This study identifies the fundamental failure mechanisms of large language models (LLMs) in generating or cracking real-world passwords based on users’ structured attributes. Method: We systematically evaluate open-source LLMs—including TinyLLaMA, Falcon-RW-1B, and Flan-T5—on synthetic user profiles, measuring password generation accuracy under both plaintext and SHA-256 hash settings using Hit@1/5/10 metrics. Contribution/Results: All models achieve ≤1.5% Hit@10 accuracy—substantially underperforming conventional rule-based and combinatorial password cracking tools. Crucially, this work provides the first empirical evidence that pre-trained LLMs inherently lack cryptographic domain knowledge, user behavioral priors, and structured reasoning memory; consequently, they cannot effectively model real-world password distributions—even after unsupervised fine-tuning.
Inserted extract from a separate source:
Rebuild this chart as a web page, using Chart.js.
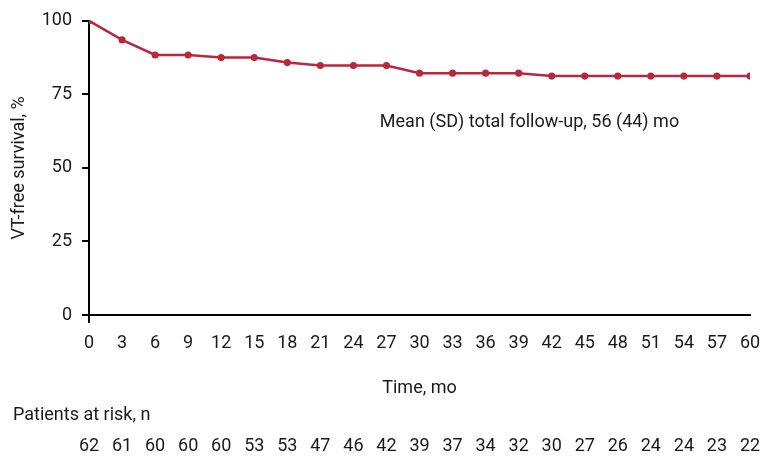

Our findings establish critical methodological benchmarks and deliver a key caution regarding the applicability boundaries of LLMs in security-sensitive contexts.

The remarkable capabilities of Large Language Models (LLMs) in natural language understanding and generation have sparked interest in their potential for cybersecurity applications, including password guessing. In this study, we conduct an empirical investigation into the efficacy of pre-trained LLMs for password cracking using synthetic user profiles. Specifically, we evaluate the performance of state-of-the-art open-source LLMs such as TinyLLaMA, Falcon-RW-1B, and Flan-T5 by prompting them to generate plausible passwords based on structured user attributes (e.g., name, birthdate, hobbies). Our results, measured using Hit@1, Hit@5, and Hit@10 metrics under both plaintext and SHA-256 hash comparisons, reveal consistently poor performance, with all models achieving less than 1.5% accuracy at Hit@10. In contrast, traditional rule-based and combinator-based cracking methods demonstrate significantly higher success rates. Through detailed analysis and visualization, we identify key limitations in the generative reasoning of LLMs when applied to the domain-specific task of password guessing. Our findings suggest that, despite their linguistic prowess, current LLMs lack the domain adaptation and memorization capabilities required for effective password inference, especially in the absence of supervised fine-tuning on leaked password datasets. This study provides critical insights into the limitations of LLMs in adversarial contexts and lays the groundwork for future efforts in secure, privacy-preserving, and robust password modeling.